- Task to complete
Your task is to retype the lines between the line with "Clone this chart" and the line with "The picture is", inclusive. Copy no pictures and no other lines.

- Provided data
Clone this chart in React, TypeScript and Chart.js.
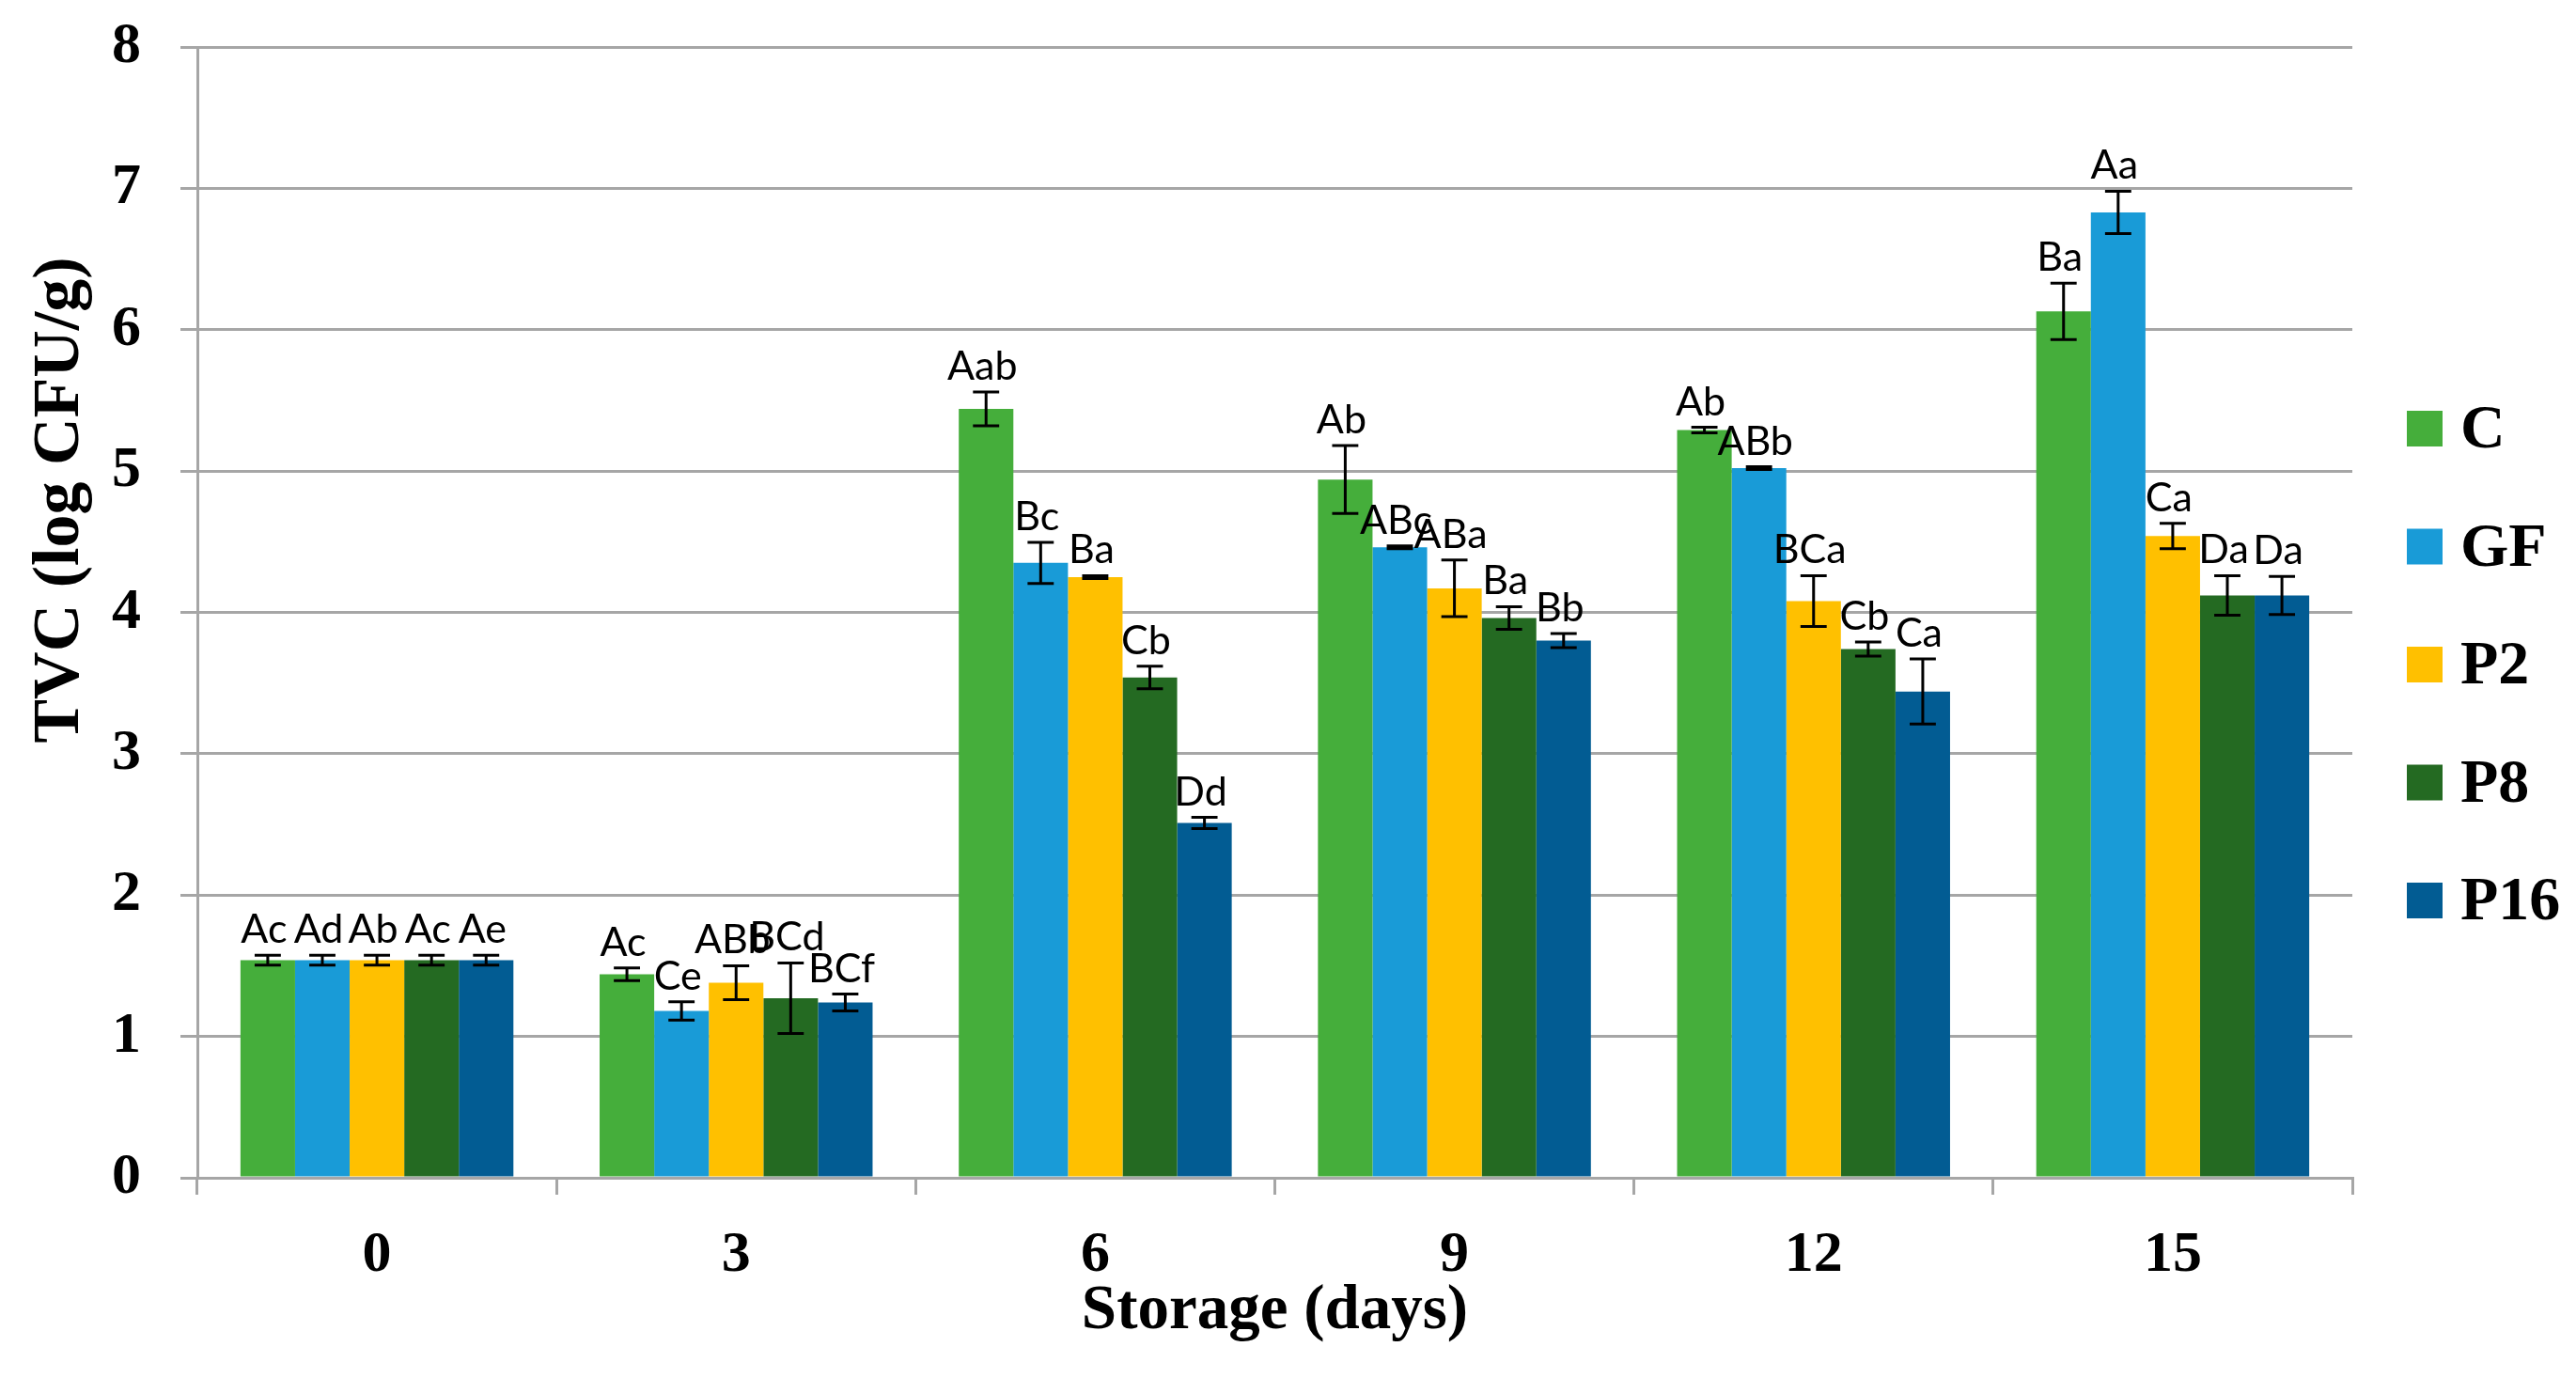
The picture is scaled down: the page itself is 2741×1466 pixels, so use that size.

==

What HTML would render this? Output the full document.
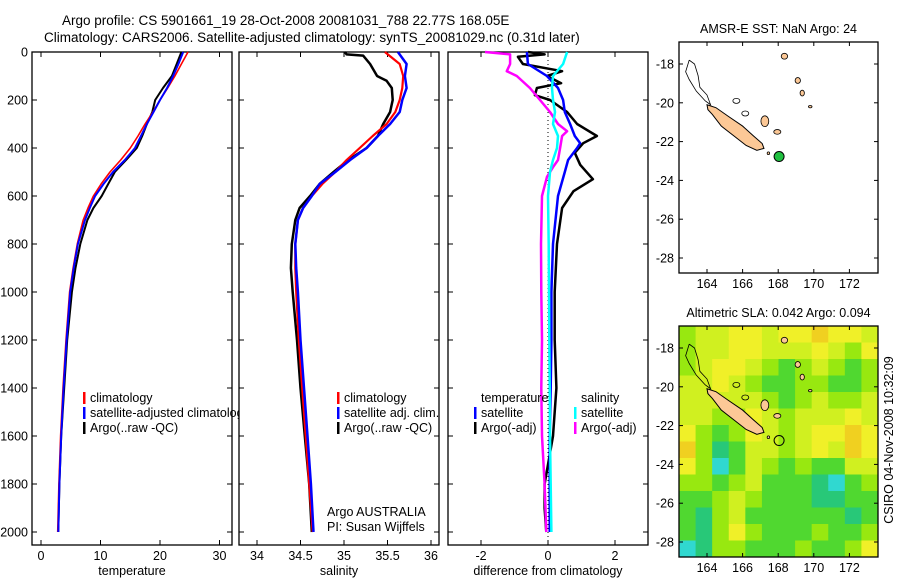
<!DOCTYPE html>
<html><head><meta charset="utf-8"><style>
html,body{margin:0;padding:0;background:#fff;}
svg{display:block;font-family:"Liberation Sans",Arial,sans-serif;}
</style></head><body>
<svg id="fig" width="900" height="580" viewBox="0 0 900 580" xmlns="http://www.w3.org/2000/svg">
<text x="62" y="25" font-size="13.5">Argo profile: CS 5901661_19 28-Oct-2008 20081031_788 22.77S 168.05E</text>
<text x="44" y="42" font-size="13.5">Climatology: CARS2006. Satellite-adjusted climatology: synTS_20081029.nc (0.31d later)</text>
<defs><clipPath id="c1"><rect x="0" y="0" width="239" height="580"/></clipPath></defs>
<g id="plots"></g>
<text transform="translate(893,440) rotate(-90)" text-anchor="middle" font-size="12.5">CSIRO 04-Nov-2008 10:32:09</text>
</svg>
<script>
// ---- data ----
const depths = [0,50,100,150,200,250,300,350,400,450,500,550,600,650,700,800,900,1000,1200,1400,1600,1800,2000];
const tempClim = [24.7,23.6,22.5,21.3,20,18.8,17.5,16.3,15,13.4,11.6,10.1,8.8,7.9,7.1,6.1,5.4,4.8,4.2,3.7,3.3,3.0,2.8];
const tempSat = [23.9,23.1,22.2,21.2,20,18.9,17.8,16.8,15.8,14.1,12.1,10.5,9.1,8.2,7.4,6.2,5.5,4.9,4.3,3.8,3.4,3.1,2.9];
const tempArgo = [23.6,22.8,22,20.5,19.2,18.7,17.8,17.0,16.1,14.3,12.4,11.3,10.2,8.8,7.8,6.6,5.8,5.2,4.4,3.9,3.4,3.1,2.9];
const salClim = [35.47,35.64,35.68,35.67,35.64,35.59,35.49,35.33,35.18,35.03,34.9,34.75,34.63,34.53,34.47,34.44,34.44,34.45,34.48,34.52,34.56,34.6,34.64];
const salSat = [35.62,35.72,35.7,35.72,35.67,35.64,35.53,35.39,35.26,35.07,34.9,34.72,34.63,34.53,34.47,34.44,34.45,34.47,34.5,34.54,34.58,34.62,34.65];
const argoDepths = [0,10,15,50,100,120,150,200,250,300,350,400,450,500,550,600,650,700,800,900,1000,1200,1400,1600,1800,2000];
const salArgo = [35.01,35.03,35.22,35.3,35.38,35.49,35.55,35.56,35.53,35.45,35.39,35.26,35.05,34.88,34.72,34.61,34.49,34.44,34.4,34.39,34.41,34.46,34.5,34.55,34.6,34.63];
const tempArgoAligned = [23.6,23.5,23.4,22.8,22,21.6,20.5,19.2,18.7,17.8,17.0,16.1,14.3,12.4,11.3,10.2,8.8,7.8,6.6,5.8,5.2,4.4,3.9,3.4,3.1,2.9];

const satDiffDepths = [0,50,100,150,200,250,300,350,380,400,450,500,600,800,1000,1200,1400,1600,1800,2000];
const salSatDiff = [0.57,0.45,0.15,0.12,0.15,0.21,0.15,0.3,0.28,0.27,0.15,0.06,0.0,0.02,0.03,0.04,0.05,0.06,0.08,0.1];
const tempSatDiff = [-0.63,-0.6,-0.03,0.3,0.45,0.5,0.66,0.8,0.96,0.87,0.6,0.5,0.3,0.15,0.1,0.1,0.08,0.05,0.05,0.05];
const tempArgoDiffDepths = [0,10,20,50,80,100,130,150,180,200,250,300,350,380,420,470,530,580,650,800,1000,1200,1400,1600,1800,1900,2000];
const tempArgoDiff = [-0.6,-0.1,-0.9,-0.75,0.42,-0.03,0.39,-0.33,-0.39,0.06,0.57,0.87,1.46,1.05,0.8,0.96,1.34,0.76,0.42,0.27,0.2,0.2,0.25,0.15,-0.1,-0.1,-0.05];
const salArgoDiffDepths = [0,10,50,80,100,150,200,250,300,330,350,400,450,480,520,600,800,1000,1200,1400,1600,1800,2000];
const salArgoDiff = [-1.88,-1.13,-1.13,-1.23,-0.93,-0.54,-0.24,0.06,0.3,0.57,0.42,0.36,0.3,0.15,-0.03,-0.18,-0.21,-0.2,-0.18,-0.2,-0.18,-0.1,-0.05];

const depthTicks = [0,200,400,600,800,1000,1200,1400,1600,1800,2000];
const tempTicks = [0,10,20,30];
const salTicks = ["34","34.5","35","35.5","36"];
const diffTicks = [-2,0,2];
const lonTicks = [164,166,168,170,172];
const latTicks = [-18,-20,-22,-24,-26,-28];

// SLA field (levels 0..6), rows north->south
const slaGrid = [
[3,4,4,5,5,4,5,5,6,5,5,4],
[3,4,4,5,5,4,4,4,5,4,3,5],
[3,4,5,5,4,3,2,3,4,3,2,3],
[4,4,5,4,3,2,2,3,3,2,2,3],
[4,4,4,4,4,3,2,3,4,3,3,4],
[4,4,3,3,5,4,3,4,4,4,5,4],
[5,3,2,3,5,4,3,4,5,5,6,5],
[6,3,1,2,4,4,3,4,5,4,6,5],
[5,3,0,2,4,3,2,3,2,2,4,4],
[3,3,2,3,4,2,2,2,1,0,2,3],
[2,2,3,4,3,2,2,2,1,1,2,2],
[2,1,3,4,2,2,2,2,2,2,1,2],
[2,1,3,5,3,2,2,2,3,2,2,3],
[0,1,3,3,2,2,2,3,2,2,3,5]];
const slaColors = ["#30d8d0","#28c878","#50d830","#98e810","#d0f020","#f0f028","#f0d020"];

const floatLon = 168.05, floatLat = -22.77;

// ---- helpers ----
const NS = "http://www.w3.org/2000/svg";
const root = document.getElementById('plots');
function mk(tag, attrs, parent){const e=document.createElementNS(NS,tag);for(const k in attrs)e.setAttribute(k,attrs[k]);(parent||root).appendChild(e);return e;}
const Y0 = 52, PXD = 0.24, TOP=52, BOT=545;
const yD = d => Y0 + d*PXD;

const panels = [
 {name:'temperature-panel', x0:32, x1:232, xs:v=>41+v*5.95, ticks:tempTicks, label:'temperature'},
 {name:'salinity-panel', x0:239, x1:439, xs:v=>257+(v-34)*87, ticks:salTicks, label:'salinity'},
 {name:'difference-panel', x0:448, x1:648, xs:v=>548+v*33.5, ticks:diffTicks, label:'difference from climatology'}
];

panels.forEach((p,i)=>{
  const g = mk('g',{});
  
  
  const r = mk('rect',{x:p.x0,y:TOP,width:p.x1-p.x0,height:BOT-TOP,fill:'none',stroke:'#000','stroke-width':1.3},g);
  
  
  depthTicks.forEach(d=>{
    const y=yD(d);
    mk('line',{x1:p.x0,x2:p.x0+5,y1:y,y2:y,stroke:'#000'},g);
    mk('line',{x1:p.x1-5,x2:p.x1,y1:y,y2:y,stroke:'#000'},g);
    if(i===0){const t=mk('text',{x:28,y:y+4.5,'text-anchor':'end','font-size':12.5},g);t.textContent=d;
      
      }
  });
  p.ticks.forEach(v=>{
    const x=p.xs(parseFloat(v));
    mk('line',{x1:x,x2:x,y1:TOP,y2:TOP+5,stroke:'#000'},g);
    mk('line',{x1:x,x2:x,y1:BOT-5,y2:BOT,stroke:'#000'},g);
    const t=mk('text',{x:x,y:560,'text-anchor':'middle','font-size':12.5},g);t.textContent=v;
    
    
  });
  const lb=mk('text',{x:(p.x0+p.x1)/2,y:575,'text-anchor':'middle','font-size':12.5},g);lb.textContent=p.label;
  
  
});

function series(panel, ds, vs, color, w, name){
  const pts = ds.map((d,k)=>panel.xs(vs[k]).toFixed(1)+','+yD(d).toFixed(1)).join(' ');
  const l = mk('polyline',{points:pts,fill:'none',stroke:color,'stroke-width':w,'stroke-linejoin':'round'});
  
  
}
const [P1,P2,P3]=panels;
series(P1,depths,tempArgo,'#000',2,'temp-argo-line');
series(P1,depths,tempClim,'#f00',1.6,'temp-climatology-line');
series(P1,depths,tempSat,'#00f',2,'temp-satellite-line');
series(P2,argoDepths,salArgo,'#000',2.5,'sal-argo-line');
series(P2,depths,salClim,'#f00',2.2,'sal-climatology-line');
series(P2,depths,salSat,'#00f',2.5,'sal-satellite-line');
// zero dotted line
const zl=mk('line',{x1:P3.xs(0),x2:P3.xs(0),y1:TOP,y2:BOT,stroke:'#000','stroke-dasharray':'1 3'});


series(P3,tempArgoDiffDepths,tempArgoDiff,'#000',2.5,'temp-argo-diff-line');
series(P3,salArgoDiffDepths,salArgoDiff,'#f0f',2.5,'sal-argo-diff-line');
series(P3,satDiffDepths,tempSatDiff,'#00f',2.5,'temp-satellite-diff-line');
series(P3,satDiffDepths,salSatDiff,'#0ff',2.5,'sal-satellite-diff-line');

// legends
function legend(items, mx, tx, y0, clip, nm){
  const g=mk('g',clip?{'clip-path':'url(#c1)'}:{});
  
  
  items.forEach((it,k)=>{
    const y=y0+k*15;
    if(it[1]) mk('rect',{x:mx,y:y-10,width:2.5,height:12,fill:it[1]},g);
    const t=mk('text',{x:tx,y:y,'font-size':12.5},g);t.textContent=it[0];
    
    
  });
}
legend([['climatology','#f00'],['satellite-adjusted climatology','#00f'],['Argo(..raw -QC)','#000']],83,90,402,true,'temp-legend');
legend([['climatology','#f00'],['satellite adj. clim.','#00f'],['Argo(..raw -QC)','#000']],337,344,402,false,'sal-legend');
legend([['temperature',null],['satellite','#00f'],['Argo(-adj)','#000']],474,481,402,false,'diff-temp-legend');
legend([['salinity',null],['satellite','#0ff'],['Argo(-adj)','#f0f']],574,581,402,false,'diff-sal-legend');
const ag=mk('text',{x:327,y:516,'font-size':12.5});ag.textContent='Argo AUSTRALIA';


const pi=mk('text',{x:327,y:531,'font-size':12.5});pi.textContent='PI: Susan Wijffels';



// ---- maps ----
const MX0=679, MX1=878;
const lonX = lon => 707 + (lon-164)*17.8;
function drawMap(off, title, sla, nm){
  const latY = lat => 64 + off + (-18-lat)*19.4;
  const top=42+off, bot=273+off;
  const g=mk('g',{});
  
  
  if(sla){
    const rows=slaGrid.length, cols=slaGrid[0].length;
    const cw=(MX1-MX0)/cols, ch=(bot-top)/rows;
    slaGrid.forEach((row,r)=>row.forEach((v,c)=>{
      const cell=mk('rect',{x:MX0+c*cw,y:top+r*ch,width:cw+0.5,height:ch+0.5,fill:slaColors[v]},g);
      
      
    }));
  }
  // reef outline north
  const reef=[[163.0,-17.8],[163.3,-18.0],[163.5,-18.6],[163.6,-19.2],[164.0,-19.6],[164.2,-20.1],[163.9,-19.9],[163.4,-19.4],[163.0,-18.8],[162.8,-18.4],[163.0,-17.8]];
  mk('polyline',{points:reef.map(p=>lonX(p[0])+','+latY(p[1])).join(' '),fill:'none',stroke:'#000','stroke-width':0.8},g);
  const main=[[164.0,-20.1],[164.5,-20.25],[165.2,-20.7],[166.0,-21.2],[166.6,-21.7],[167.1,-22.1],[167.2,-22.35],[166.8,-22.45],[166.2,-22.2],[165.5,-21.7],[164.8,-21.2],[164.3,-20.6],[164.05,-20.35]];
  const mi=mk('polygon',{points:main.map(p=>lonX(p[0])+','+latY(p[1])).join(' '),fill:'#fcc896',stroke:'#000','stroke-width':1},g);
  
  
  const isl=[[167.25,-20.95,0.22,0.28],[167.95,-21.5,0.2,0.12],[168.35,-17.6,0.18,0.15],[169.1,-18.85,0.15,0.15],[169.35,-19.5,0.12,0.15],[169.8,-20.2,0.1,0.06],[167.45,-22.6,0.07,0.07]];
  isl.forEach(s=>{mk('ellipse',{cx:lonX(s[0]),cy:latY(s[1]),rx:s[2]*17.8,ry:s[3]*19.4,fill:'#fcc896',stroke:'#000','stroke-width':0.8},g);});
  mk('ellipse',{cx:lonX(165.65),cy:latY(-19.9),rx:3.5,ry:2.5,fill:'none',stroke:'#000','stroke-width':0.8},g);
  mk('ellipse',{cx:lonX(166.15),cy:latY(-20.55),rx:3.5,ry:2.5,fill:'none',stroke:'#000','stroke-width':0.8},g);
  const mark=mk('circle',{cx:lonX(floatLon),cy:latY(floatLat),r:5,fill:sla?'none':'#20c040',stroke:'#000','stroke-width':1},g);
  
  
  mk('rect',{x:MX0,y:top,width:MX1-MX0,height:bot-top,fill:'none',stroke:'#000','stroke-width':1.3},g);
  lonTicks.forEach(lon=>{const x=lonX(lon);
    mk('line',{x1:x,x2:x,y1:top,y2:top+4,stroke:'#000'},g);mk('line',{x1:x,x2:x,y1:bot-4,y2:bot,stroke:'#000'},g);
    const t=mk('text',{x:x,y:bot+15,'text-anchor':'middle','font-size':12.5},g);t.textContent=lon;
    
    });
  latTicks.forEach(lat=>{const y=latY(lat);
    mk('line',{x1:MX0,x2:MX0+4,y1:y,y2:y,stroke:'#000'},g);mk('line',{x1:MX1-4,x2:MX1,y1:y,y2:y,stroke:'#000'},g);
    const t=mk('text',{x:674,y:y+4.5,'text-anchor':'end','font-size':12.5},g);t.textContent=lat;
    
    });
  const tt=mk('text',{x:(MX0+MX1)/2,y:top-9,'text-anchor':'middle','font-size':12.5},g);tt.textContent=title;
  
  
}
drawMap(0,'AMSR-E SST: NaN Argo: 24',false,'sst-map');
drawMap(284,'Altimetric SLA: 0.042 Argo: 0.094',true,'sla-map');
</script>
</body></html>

- Reply
Clone this chart in React, TypeScript and Chart.js.
The picture is scaled down: the page itself is 2741×1466 pixels, so use that size.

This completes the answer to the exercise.